- Julia Bodmer in 1998
- Born: Julia Gwynaeth Pilkington 31 July 1934 Manchester, England
- Died: 29 January 2001 (aged 66)
- Education: Manchester High School for Girls; Lady Margaret Hall, Oxford
- Known for: Discovery and definition of the human leukocyte antigen
- Spouse: Walter Bodmer (m. 1956)
- Children: 3
- Scientific career
- Fields: Genetics, economics
- Workplaces: University of Cambridge; Stanford University; Genetics Laboratory, Oxford University; Tissue Antigen Laboratory at the Imperial Cancer Research Fund, London

= Julia Bodmer =

British geneticist (1934–2001)

Lady Julia Gwynaeth Bodmer (born Julia Pilkington; 31 July 1934 – 29 January 2001) was a British geneticist and trained economist. Involved in the discovery and definition of the human leukocyte antigen (HLA) system of genetic markers, Bodmer became one of the world's leading experts in HLA serology and the genetic definition of the HLA system. A prominent figure in the field of immunogenetics, her discoveries helped the understanding and development of knowledge about HLA associations with diseases including acquired immunodeficiency syndrome (AIDS) and cancer. As well as being a distinguished scientist in her own right, she collaborated throughout her career with her husband, the human and cancer geneticist Sir Walter Bodmer. The couple had three children.

== Early life and education ==

Born Julia Pilkington in Manchester, she was educated at Manchester High School for Girls where she became head prefect. She won a state scholarship to Lady Margaret Hall to read philosophy, politics and economics (PPE), specialising in economics and statistics. She met her future husband Walter Bodmer while they were both still at school and they married after graduation in 1956, after which she moved to Cambridge while he completed his doctorate.

== Career ==

From 1956-59, Bodmer held a position as statistical assistant to the economist W. B. Reddaway at the University of Cambridge. She then moved to Stanford with her husband and three young children in 1960, where she worked initially as a research assistant in the laboratory of the haematologist Dr. Rose Payne, and later in her husband's laboratory. With a strong statistical background and the ability to manage large and complex collections of data, Julia now moved to the field of HLA serology, collaborating with her husband and Payne. During this time, she worked on tissue typing and laid the basis for one of the first two genes of the HLA system.

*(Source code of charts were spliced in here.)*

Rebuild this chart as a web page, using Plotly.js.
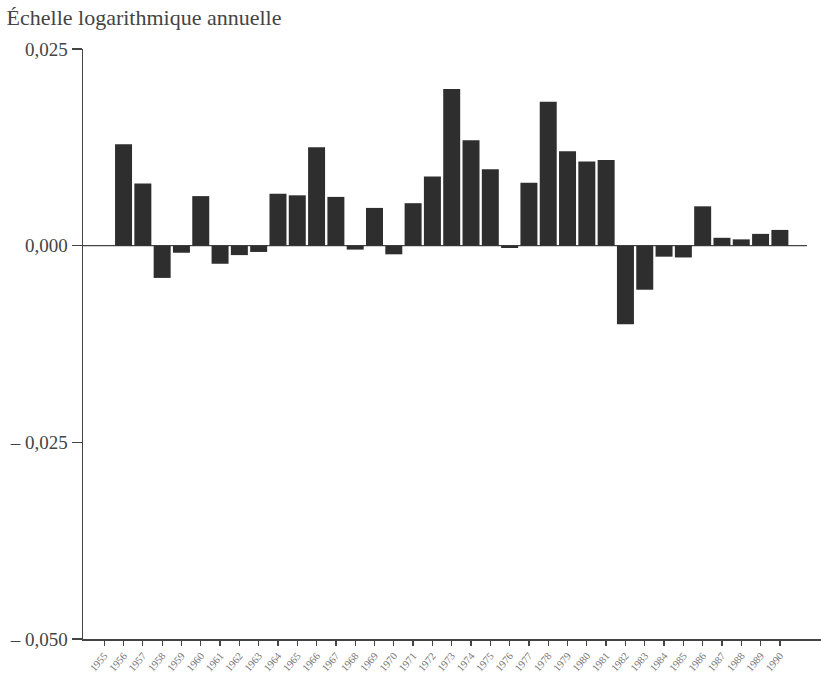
<!DOCTYPE html>
<html>
<head>
<meta charset="utf-8">
<script src="https://cdn.plot.ly/plotly-3.0.1.min.js"></script>
<style>html,body{margin:0;padding:0;background:#fff;}#chart{width:821px;height:677px;}</style>
</head>
<body>
<div id="chart"></div>
<script>
const years = [1955,1956,1957,1958,1959,1960,1961,1962,1963,1964,1965,1966,1967,1968,1969,1970,1971,1972,1973,1974,1975,1976,1977,1978,1979,1980,1981,1982,1983,1984,1985,1986,1987,1988,1989,1990];
const values = [null,0.0129,0.0079,-0.0041,-0.0009,0.0063,-0.0023,-0.0012,-0.0008,0.0066,0.0064,0.0125,0.0062,-0.0005,0.0048,-0.0011,0.0054,0.0088,0.0199,0.0134,0.0097,-0.0003,0.0080,0.0183,0.0120,0.0107,0.0109,-0.0100,-0.0056,-0.0014,-0.0015,0.0050,0.0010,0.0008,0.0015,0.0020];
const yTickVals = [0.025, 0, -0.025, -0.05];
const yTickText = ["0,025", "0,000", "\u2013 0,025", "\u2013 0,050"];
const yearLabels = years.map(String);
const titleText = "\u00c9chelle logarithmique annuelle";

const serif = "Liberation Serif, Times New Roman, serif";

Plotly.newPlot('chart', [{
  type: 'bar',
  x: years,
  y: values,
  marker: {color: '#2e2e2e', line: {width: 0}},
  hoverinfo: 'x+y'
}], {
  width: 821, height: 677,
  margin: {l: 83, r: 0, t: 49, b: 38, pad: 0},
  paper_bgcolor: '#fff', plot_bgcolor: '#fff',
  bargap: 0.12,
  showlegend: false,
  title: {text: titleText, x: 0.008, xref: 'container', xanchor: 'left', y: 0.986, yref: 'container', yanchor: 'top',
          font: {family: serif, size: 22, color: '#444'}},
  xaxis: {
    range: [1953.9, 1992.13],
    tickvals: years, ticktext: yearLabels,
    tickangle: -50,
    ticks: 'outside', ticklen: 5, tickwidth: 1.3, tickcolor: '#444',
    tickfont: {family: serif, size: 10.5, color: '#777'},
    showline: true, linecolor: '#444', linewidth: 1.5,
    showgrid: false, zeroline: false, fixedrange: true
  },
  yaxis: {
    range: [-0.05, 0.025],
    tickvals: yTickVals, ticktext: yTickText,
    ticks: 'outside', ticklen: 10, tickwidth: 1.3, tickcolor: '#444',
    tickfont: {family: serif, size: 19, color: '#444'},
    showline: true, linecolor: '#444', linewidth: 1.5,
    showgrid: false, zeroline: false, fixedrange: true
  },
  shapes: [{type: 'line', xref: 'paper', yref: 'y', x0: 0, x1: 0.981, y0: 0, y1: 0,
            line: {color: '#444', width: 1.3}, layer: 'below'}]
}, {displayModeBar: false, staticPlot: true});
</script>
</body>
</html>
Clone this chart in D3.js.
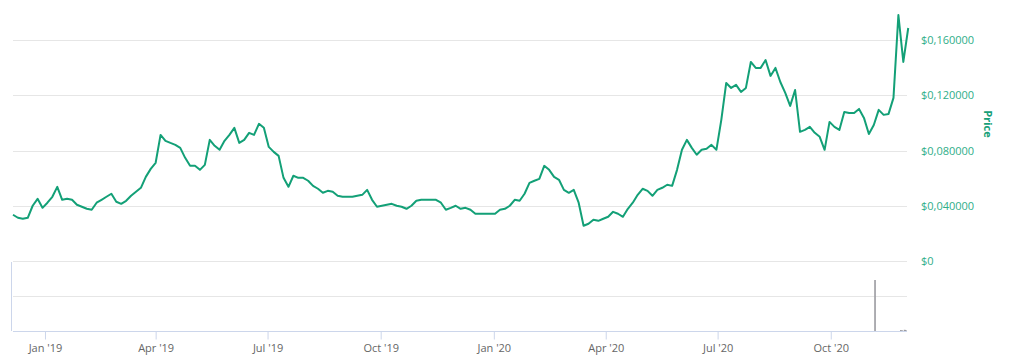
<!DOCTYPE html>
<html>
<head>
<meta charset="utf-8">
<script src="https://cdn.jsdelivr.net/npm/d3@7"></script>
<style>
  body { margin: 0; background: #fff; }
  svg { display: block; font-family: "Open Sans", sans-serif; }
</style>
</head>
<body>
<div id="chart"></div>
<script>
// Price series: one value every 4 days from 6 Dec 2018
const startDate = "2018-12-06";
const stepDays = 4;
const prices = [
  0.0335, 0.0313, 0.0306, 0.0313, 0.0400, 0.0450, 0.0385, 0.0422, 0.0465, 0.0537,
  0.0443, 0.0450, 0.0443, 0.0407, 0.0393, 0.0378, 0.0371, 0.0422, 0.0443, 0.0465,
  0.0487, 0.0429, 0.0414, 0.0436, 0.0472, 0.0501, 0.0530, 0.0609, 0.0667, 0.0711,
  0.0913, 0.0870, 0.0855, 0.0841, 0.0819, 0.0747, 0.0689, 0.0689, 0.0660, 0.0696,
  0.0877, 0.0834, 0.0805, 0.0870, 0.0913, 0.0964, 0.0855, 0.0877, 0.0928, 0.0913,
  0.0993, 0.0964, 0.0826, 0.0790, 0.0761, 0.0602, 0.0537, 0.0617, 0.0602, 0.0602,
  0.0581, 0.0544, 0.0523, 0.0494, 0.0508, 0.0501, 0.0472, 0.0465, 0.0465, 0.0465,
  0.0472, 0.0479, 0.0515, 0.0443, 0.0393, 0.0400, 0.0407, 0.0414, 0.0400, 0.0393,
  0.0378, 0.0400, 0.0436, 0.0443, 0.0443, 0.0443, 0.0443, 0.0422, 0.0371, 0.0385,
  0.0400, 0.0378, 0.0385, 0.0371, 0.0342, 0.0342, 0.0342, 0.0342, 0.0342, 0.0371,
  0.0378, 0.0400, 0.0443, 0.0436, 0.0487, 0.0566, 0.0581, 0.0595, 0.0689, 0.0660,
  0.0609, 0.0588, 0.0515, 0.0494, 0.0515, 0.0422, 0.0255, 0.0270, 0.0299, 0.0291,
  0.0306, 0.0320, 0.0356, 0.0342, 0.0320, 0.0378, 0.0422, 0.0479, 0.0523, 0.0508,
  0.0472, 0.0515, 0.0530, 0.0552, 0.0544, 0.0660, 0.0805, 0.0877, 0.0819, 0.0769,
  0.0805, 0.0812, 0.0841, 0.0805, 0.1022, 0.1289, 0.1253, 0.1275, 0.1224, 0.1253,
  0.1441, 0.1398, 0.1398, 0.1455, 0.1340, 0.1398, 0.1296, 0.1217, 0.1123, 0.1238,
  0.0935, 0.0949, 0.0971, 0.0928, 0.0899, 0.0805, 0.1007, 0.0971, 0.0949, 0.1079,
  0.1072, 0.1072, 0.1101, 0.1036, 0.0920, 0.0985, 0.1094, 0.1058, 0.1065, 0.1181,
  0.1781, 0.1441, 0.1687
];

// Volume bars (lower panel)
const volumeDates = ["2020-11-06", "2020-11-27", "2020-11-28", "2020-11-30", "2020-12-01"];
const volumeValues = [1460000, 30000, 25000, 35000, 30000];

const priceTicks = [0, 0.04, 0.08, 0.12, 0.16];
const volumeTicks = [0, 1000000, 2000000];
const xTickDates = ["2019-01-01", "2019-04-01", "2019-07-01", "2019-10-01",
                    "2020-01-01", "2020-04-01", "2020-07-01", "2020-10-01"];

const width = 1024, height = 355;
const plotLeft = 13, plotRight = 907;
const priceTop = 40, priceBottom = 261;
const volTop = 261, volBottom = 331;

const parse = d3.utcParse("%Y-%m-%d");
const t0 = parse(startDate);
const series = prices.map((p, i) => ({ date: d3.utcDay.offset(t0, i * stepDays), price: p }));

const x = d3.scaleUtc()
  .domain([parse("2018-12-06"), parse("2020-12-02")])
  .range([plotLeft, plotRight]);
const y = d3.scaleLinear().domain([0, 0.16]).range([priceBottom, priceTop]);
const yVol = d3.scaleLinear().domain([0, 2000000]).range([volBottom, volTop]);

const svg = d3.select("#chart").append("svg")
  .attr("width", width).attr("height", height);

// price gridlines
svg.append("g").selectAll("line").data(priceTicks).join("line")
  .attr("x1", plotLeft).attr("x2", plotRight)
  .attr("y1", d => Math.round(y(d)) + 0.5).attr("y2", d => Math.round(y(d)) + 0.5)
  .attr("stroke", "#e6e6e6");

// volume gridlines
svg.append("g").selectAll("line").data(volumeTicks.slice(1)).join("line")
  .attr("x1", plotLeft).attr("x2", plotRight)
  .attr("y1", d => Math.round(yVol(d)) + 0.5).attr("y2", d => Math.round(yVol(d)) + 0.5)
  .attr("stroke", "#e6e6e6");

// left border of volume pane
svg.append("line")
  .attr("x1", 11.5).attr("x2", 11.5).attr("y1", volTop + 1).attr("y2", volBottom)
  .attr("stroke", "#ccd6eb");

// right price axis labels
const fmt = d => d === 0 ? "$0" : "$" + d3.format(".6f")(d).replace(".", ",");
svg.append("g").selectAll("text").data(priceTicks).join("text")
  .attr("x", 921).attr("y", d => y(d) + 4)
  .attr("font-size", 11).attr("fill", "#2fae89")
  .text(fmt);

svg.append("text")
  .attr("transform", "translate(984,124) rotate(90)")
  .attr("text-anchor", "middle")
  .attr("font-size", 11).attr("font-weight", "bold").attr("fill", "#17a078")
  .text("Price");

// volume bars
svg.append("g").selectAll("line").data(volumeDates.map((d, i) => ({ date: parse(d), v: volumeValues[i] })))
  .join("line")
  .attr("x1", d => x(d.date)).attr("x2", d => x(d.date))
  .attr("y1", volBottom).attr("y2", d => yVol(d.v))
  .attr("stroke", "#9a9aa0").attr("stroke-width", 1.6);

// bottom axis
const xAxis = d3.axisBottom(x)
  .tickValues(xTickDates.map(parse))
  .tickSize(8)
  .tickFormat(d3.utcFormat("%b '%y"));
const gx = svg.append("g").attr("transform", `translate(0,${volBottom + 0.5})`).call(xAxis);
gx.select(".domain").attr("d", `M${plotLeft},0H${plotRight}`).attr("stroke", "#ccd6eb");
gx.selectAll(".tick line").attr("stroke", "#ccd6eb");
gx.selectAll(".tick text").attr("font-size", 11).attr("fill", "#666").attr("dy", "0.9em")
  .attr("font-family", "Open Sans, sans-serif");

// price line
const line = d3.line().x(d => x(d.date)).y(d => y(d.price)).curve(d3.curveLinear);
svg.append("path")
  .datum(series)
  .attr("d", line)
  .attr("fill", "none")
  .attr("stroke", "#13a077")
  .attr("stroke-width", 2)
  .attr("stroke-linejoin", "round");
</script>
</body>
</html>
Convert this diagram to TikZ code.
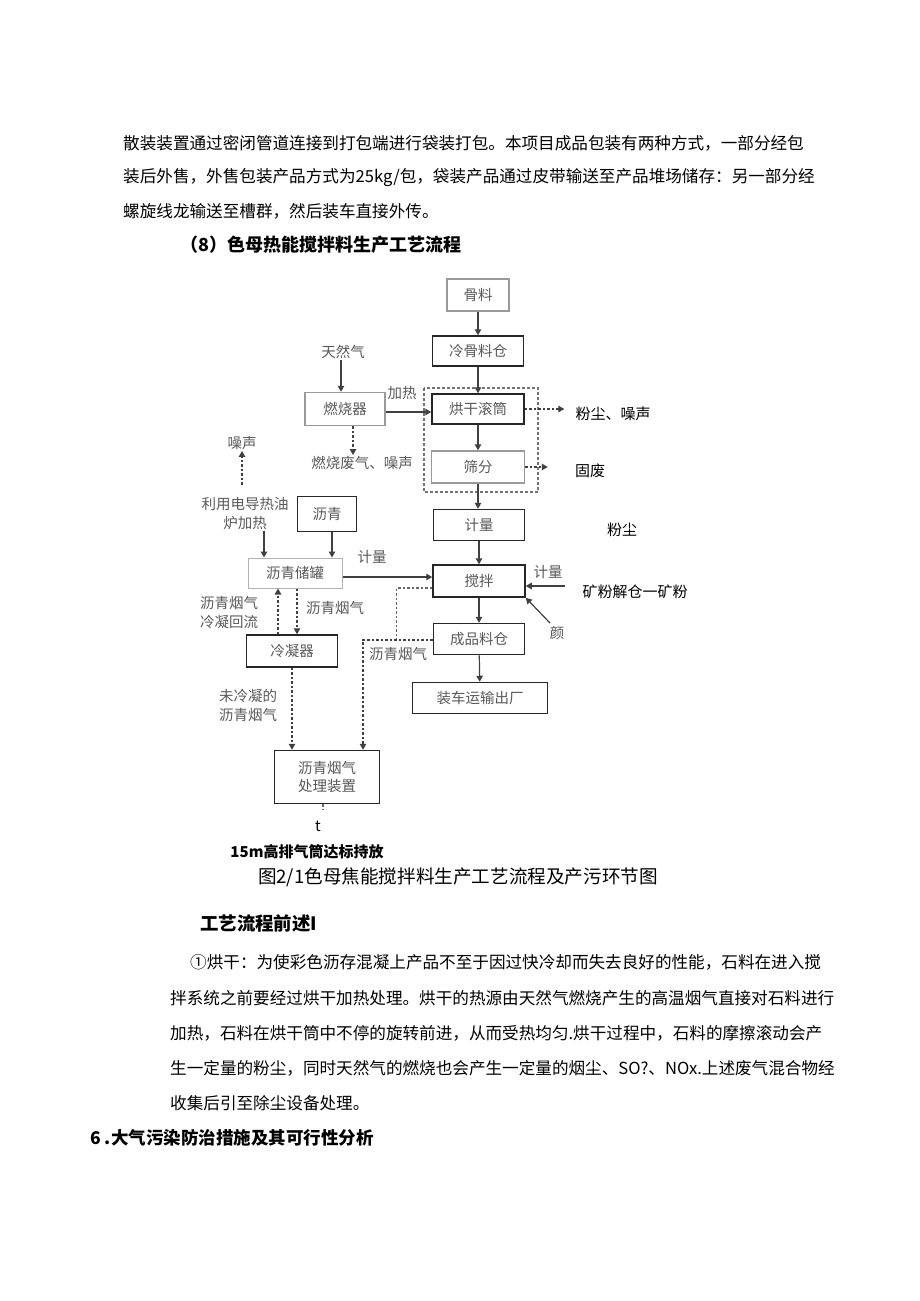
\documentclass[tikz,border=0pt]{standalone}
\usepackage{fontspec}
\setmainfont{Noto Sans CJK SC}
\usetikzlibrary{arrows.meta,positioning}
\tikzset{
  procbox/.style={draw=black!85,line width=1.5pt,text=black!65,font=\fontsize{14.5}{17}\selectfont,inner sep=1pt,align=center},
  fadebox/.style={procbox,draw=black!40},
  flow/.style={draw=black!75,line width=1.2pt,-{Triangle[length=6pt,width=6.5pt]}},
  dashflow/.style={flow,dash pattern=on 2.5pt off 2pt},
  dashline/.style={draw=black!60,line width=1.2pt,dash pattern=on 2.5pt off 2pt},
  lbl/.style={text=black!65,font=\fontsize{14.5}{19}\selectfont,inner sep=1pt,align=center},
  note/.style={font=\fontsize{15}{17}\selectfont,inner sep=1pt},
  upline/.style={anchor=west,inner sep=0pt,font=\fontsize{16.6}{20}\selectfont},
  lowline/.style={anchor=west,inner sep=0pt,font=\fontsize{16.6}{20}\selectfont},
}
\begin{document}
\begin{tikzpicture}[x=1pt,y=-1pt]
\useasboundingbox[fill=white] (0,0) rectangle (920,1301);
% ---- text above the chart ----
\node[upline] (pa) at (123,143) {散装装置通过密闭管道连接到打包端进行袋装打包。本项目成品包装有两种方式，一部分经包};
\node[upline] (pb) at (123,178) {装后外售，外售包装产品方式为25kg/包，袋装产品通过皮带输送至产品堆场储存：另一部分经};
\node[upline] (pc) at (123,211) {螺旋线龙输送至槽群，然后装车直接外传。};
\node[anchor=west,inner sep=0pt,font=\fontsize{18}{20}\selectfont\bfseries] (title) at (180,245) {（8）色母热能搅拌料生产工艺流程};
% ---- main column ----
\node[fadebox,minimum width=62pt,minimum height=32pt] (guliao) at (478,295) {骨料};
\node[procbox,minimum width=91pt,minimum height=30pt] (lenggu) at (478,351) {冷骨料仓};
\node[procbox,minimum width=92pt,minimum height=30pt] (honggan) at (478,409) {烘干滚筒};
\node[fadebox,minimum width=93pt,minimum height=32pt] (shaifen) at (478,467) {筛分};
\node[procbox,minimum width=91pt,minimum height=31pt] (jiliang) at (479,525) {计量};
\node[procbox,minimum width=92pt,minimum height=32pt] (jiaoban) at (479,581) {搅拌};
\node[procbox,minimum width=91pt,minimum height=31pt] (chengpin) at (479,639) {成品料仓};
\node[procbox,minimum width=135pt,minimum height=31pt] (zhuangche) at (480,698) {装车运输出厂};
\draw[draw=black!55,line width=1.1pt,dash pattern=on 3pt off 2pt] (424,388) rectangle (538,492);
% ---- burner and asphalt side ----
\node[lbl] (tianranqi) at (343,352) {天然气};
\node[fadebox,minimum width=80pt,minimum height=33pt] (ranshao) at (345,409) {燃烧器};
\node[lbl] (jiare) at (402,393) {加热};
\node[lbl] (feiqi) at (362,463) {燃烧废气、噪声};
\node[lbl] (zaosheng) at (242,443) {噪声};
\node[lbl] (dianre) at (245,514) {利用电导热油\\炉加热};
\node[procbox,minimum width=59pt,minimum height=35pt] (liqing) at (327,514) {沥青};
\node[procbox,draw=black!30,line width=1pt,minimum width=94pt,minimum height=30pt] (chuguan) at (295,573) {沥青储罐};
\node[lbl] (jlA) at (372,557) {计量};
\node[lbl] (jlB) at (548,572) {计量};
\node[lbl] (yan) at (557,633) {颜};
\node[lbl] (huiliu) at (229,612) {沥青烟气\\冷凝回流};
\node[lbl] (yanqiA) at (335,608) {沥青烟气};
\node[procbox,minimum width=91pt,minimum height=32pt] (lengning) at (292,651) {冷凝器};
\node[lbl] (yanqiB) at (398,654) {沥青烟气};
\node[lbl] (weileng) at (248,705) {未冷凝的\\沥青烟气};
\node[procbox,minimum width=105pt,minimum height=53pt,font=\fontsize{14.5}{18}\selectfont] (chuli) at (327,777) {沥青烟气\\处理装置};
% ---- outputs on the right ----
\node[note] (fcA) at (613,414) {粉尘、噪声};
\node[note] (gufei) at (590,471) {固废};
\node[note] (fcB) at (622,530) {粉尘};
\node[note] (kuangfen) at (635,592) {矿粉解仓一矿粉};
\coordinate (kfin) at (565,586);
\coordinate (yanin) at (550,623);
\coordinate (stack) at (323,810);
\node[note] (tee) at (318,826) {t};
\node[note,font=\fontsize{15}{17}\selectfont\bfseries] (paifang) at (307,852) {15m高排气筒达标持放};
\node[inner sep=0pt,font=\fontsize{18.6}{21}\selectfont] (caption) at (458,877) {图2/1色母焦能搅拌料生产工艺流程及产污环节图};
% ---- connectors ----
\draw[flow] (guliao) -- (lenggu);
\draw[flow] (lenggu) -- (honggan);
\draw[flow] (honggan) -- (shaifen);
\draw[flow] (shaifen.south) -- (shaifen.south |- jiliang.north);
\draw[flow] (jiliang) -- (jiaoban);
\draw[flow] (jiaoban) -- (chengpin);
\draw[flow] (chengpin) -- (zhuangche);
\draw[flow] ([xshift=-2pt]tianranqi.south) -- ([xshift=-2pt]tianranqi.south |- ranshao.north);
\draw[flow] ([yshift=-3pt]ranshao.east) -- ([yshift=-3pt]ranshao.east -| honggan.west);
\draw[dashflow] ([xshift=8pt]ranshao.south) -- ([xshift=8pt]ranshao.south |- feiqi.north);
\draw[dashflow,shorten >=10pt] (honggan.east) -- (honggan.east -| fcA.west);
\draw[dashflow,shorten >=26pt] (shaifen.east) -- (shaifen.east -| gufei.west);
\draw[dashflow] ([yshift=12pt]dianre.north -| zaosheng) -- (zaosheng.south);
\draw[flow] ([xshift=19pt]dianre.south) -- ([xshift=19pt]dianre.south |- chuguan.north);
\draw[flow] ([xshift=5pt]liqing.south) -- ([xshift=5pt]liqing.south |- chuguan.north);
\draw[flow] ([yshift=-4pt]chuguan.east) -- ([yshift=-4pt]chuguan.east -| jiaoban.west);
\draw[flow] (kfin) -- (kfin -| jiaoban.east);
\draw[flow] (yanin) -- (jiaoban.south east);
\draw[dashflow] ([xshift=-14pt]lengning.north) -- ([xshift=-14pt]lengning.north |- chuguan.south);
\draw[dashflow] ([xshift=5pt]lengning.north |- chuguan.south) -- ([xshift=5pt]lengning.north);
\draw[dashflow] (lengning.south) -- (lengning.south |- chuli.north);
\draw[dashline] ([yshift=-7pt]jiaoban.west) -| ([xshift=-36pt,yshift=-1pt]chengpin.west);
\draw[dashflow] ([yshift=-1pt]chengpin.west) -| ([xshift=36pt]chuli.north);
\draw[dashline] ([xshift=-4pt]chuli.south) -- (stack);
% ---- text below the chart ----
\node[anchor=west,inner sep=0pt,font=\fontsize{18.4}{20}\selectfont\bfseries] (shuoming) at (200,923) {工艺流程前述I};
\node[lowline] (qa) at (190,962) {①烘干：为使彩色沥存混凝上产品不至于因过快冷却而失去良好的性能，石料在进入搅};
\node[lowline] (qb) at (170,998) {拌系统之前要经过烘干加热处理。烘干的热源由天然气燃烧产生的高温烟气直接对石料进行};
\node[lowline] (qc) at (170,1033) {加热，石料在烘干筒中不停的旋转前进，从而受热均匀.烘干过程中，石料的摩擦滚动会产};
\node[lowline] (qd) at (170,1068) {生一定量的粉尘，同时天然气的燃烧也会产生一定量的烟尘、SO?、NOx.上述废气混合物经};
\node[lowline] (qe) at (170,1103) {收集后引至除尘设备处理。};
\node[anchor=west,inner sep=0pt,font=\fontsize{17.5}{20}\selectfont\bfseries] (sec) at (90,1138) {6 .大气污染防治措施及其可行性分析};
\end{tikzpicture}
\end{document}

In 1970, the family returned to England and Sir Walter took up the Chair of Genetics at Oxford University. Julia was appointed Research Officer in the Genetics Laboratory where she continued with her work on HLA disease associations and the population distribution of the HLA types. She was responsible for highlighting the association between HLA type and juvenile rheumatoid arthritis and ankylosing spondylitis in women, and helped establish the immunological basis of these diseases.

In 1979, the Bodmers moved to the Imperial Cancer Research Fund (ICRF) in London, where Sir Walter became Director. Julia had now established an international reputation, and now a professor she headed the Tissue Antigen Laboratory at the ICRF. During this period she was able to extend her work, making significant contributions to the genetics of Hodgkin's disease, Burkitt's lymphoma and testicular cancer. As a consequence of her work at the ICRF she was able to contribute to the identification of the first testicular cancer susceptibility gene. Upon retirement from the ICRF she returned to Oxford where her husband took up the appointment of Principal of Hertford College. The Bodmers jointly founded a new laboratory at the Institute of Molecular Medicine where they worked on genetic variation in human populations.

Among her many professional activities, Bodmer served on various committees, including Chair (1992) of the Histocompatibility and Immunogenetics Group of which she was a founder, and Secretary then President (1996–97) of the European Foundation for Immunogenetics (EFI). She also played an active role in the World Health Organization (WHO) Nomenclature Committee. She also spent time encouraging and welcoming new scientists to the field of Immunogenetics in her labs both in London at the ICRF, and later in Oxford.